In memory of Lafcadio and his incredible contributions to forests around the globe, RAN is launching The Lafcadio Fund. On June 22, in conjunction with World Rainforest Day, RAN announced The Lafcadio Fund as a new giving option through our Community Action Grants Program.

All funds raised through The Lafcadio Fund will go to support activists working on Rainforest Protection in Indonesia through The Samdhana Institute, which he co founded in 2003 to help invigorate a ‘cultural revival’ of activists and artists dedicated to preserving the richness of the natural, cultural, and spiritual diversity of Indonesia.
About Lafcadio
Lafcadio was an enormously effective conservationist and community organizer who had an impact everywhere he worked. His considerable strength was drawn directly from his passion for the work. He always saw the best in people and viewed our adversaries not as enemies but as misguided actors who needed to be brought around to see the light.

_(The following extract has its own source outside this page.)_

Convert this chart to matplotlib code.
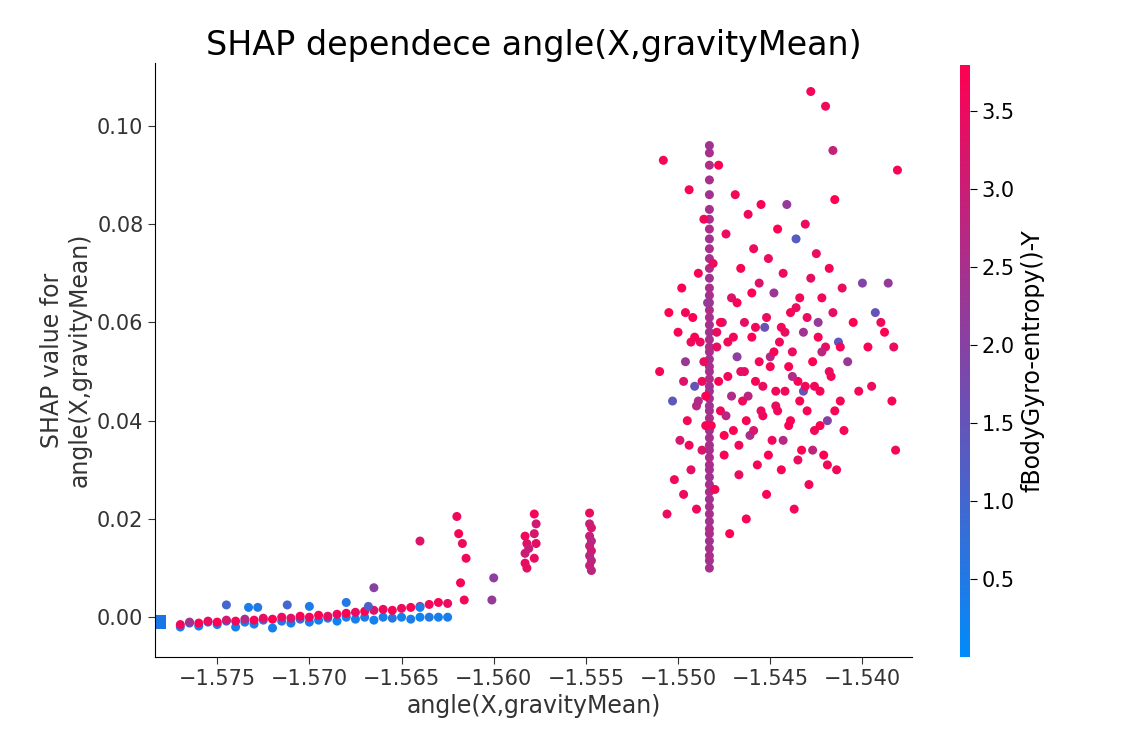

In Lafcadio’s eyes, everyone was always just one compelling, heartfelt argument away from doing the right thing. Lafcadio played a major role in bringing RAN’s focus to Indonesia. His many years spent on RAN’s forest team left an outsized legacy that continues to fundamentally influence the work we do together today.
In addition to being a colleague and mentor for many of us, Laf remained a dear personal friend to many who are still at RAN. Lafcadio was irrepressibly gregarious and professionally prolific, and he left behind a vast international network of allies and collaborators who were touched by his contagious enthusiasm for life and his deep commitment to healthy forests and the communities whose lives and livelihoods were tied to them.
Laf was equally at home on the floor of a hut in a remote Sumatran village as he was across the table from decision makers in a corporate boardroom — but never so much as on a dancefloor, wherever one could be found. Laf was an electric bolt of a human being. His bellowing laugh was a signature trait, and he radiated pure ‘joie de vivre’ — adventurous, charismatic, playful, and cheerful in even the most unlikely circumstances. He was also just about the most fun person ever to be around. From all of us who had the pleasure: Terima kasih pak Laf. You are legend.